Tomorrow evening my son and I will sit down to order his cap and gown, his announcements, and his invitations for his senior party.  Just thinking about it makes me all teary-eyed, but I am so excited for him.  He is struggling with some issues which he shared with me this week, so please keep him in prayer.  It is both exhilarating and fearful to embark on this new season in his life.  He wants to mature and become the person God created him to be, but he also wants to remain mommy's boy.  I think for awhile at least he can do a bit of both and get by with it.  What do you think?  He will always be my little boy no matter how old he gets.  Just as my daughter, who is married with grown sons, will always be my little girl.  They simply grow up in reality but never in our hearts.

I have jumped back in the saddle in getting my Mary Kay business off and running.  We have a conference coming up in Virginia Beach soon and I am excited to be a part of it.  I look forward to getting away for a few days to just have fun and laugh with other ladies.  I am staying an extra night just to have some quiet time.  I feel I so need it!

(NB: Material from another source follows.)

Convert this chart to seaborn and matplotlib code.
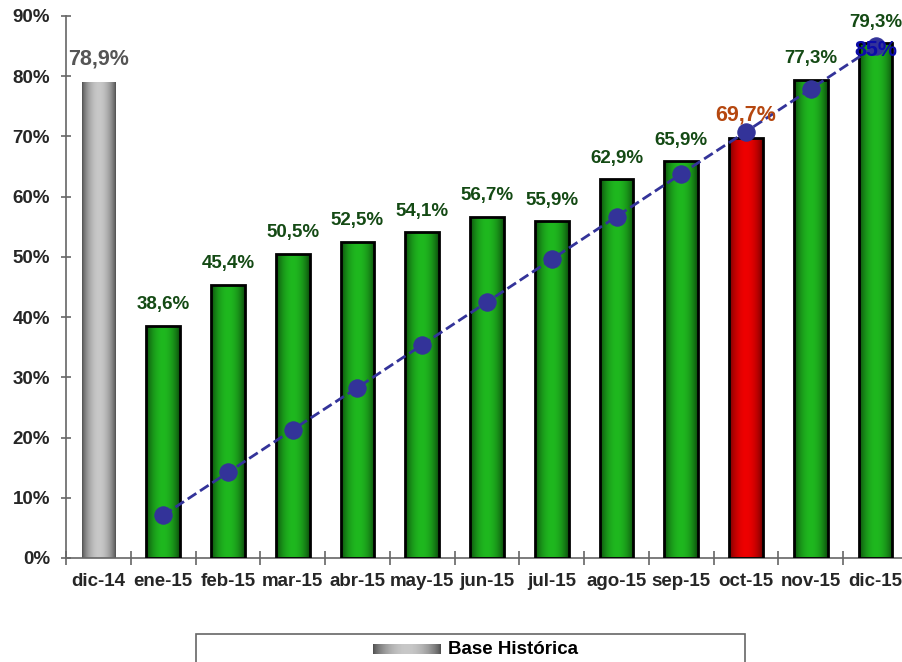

My brother ... the one who suffers with Parkinson's ... will be starting 7.2 this Saturday.  I am excited to watch his health improve.  I am confident 7.2 is going to give him a better quality of life.  I have heard how it helped someone with multiple sclerosis.  They commented 7.2 could be their cure for life.  I am hoping the same for my brother.  I will keep you posted.  I am going over to his house on Friday to get him started and go over everything with him.  I am psyched!

I started back on 7.2 on Monday, and I have already lost 2.5 pounds.  I had gotten off of it for a bit as I struggled with my addiction.  I could not focus on both at the same time.  Foolish, huh?  It is my character.  I work better when I only have to deal with one major crisis at a time.  Of course, as life has it more times than not, this is not the case.  I think we are all dealing with numerous eggs in our baskets these days and doing the best we can.

Ok, I have to run.  It is getting late and I am tired.  If I do not get my sleep, then I will not be worth anything and I will not accomplish much!  Have a blessed evening!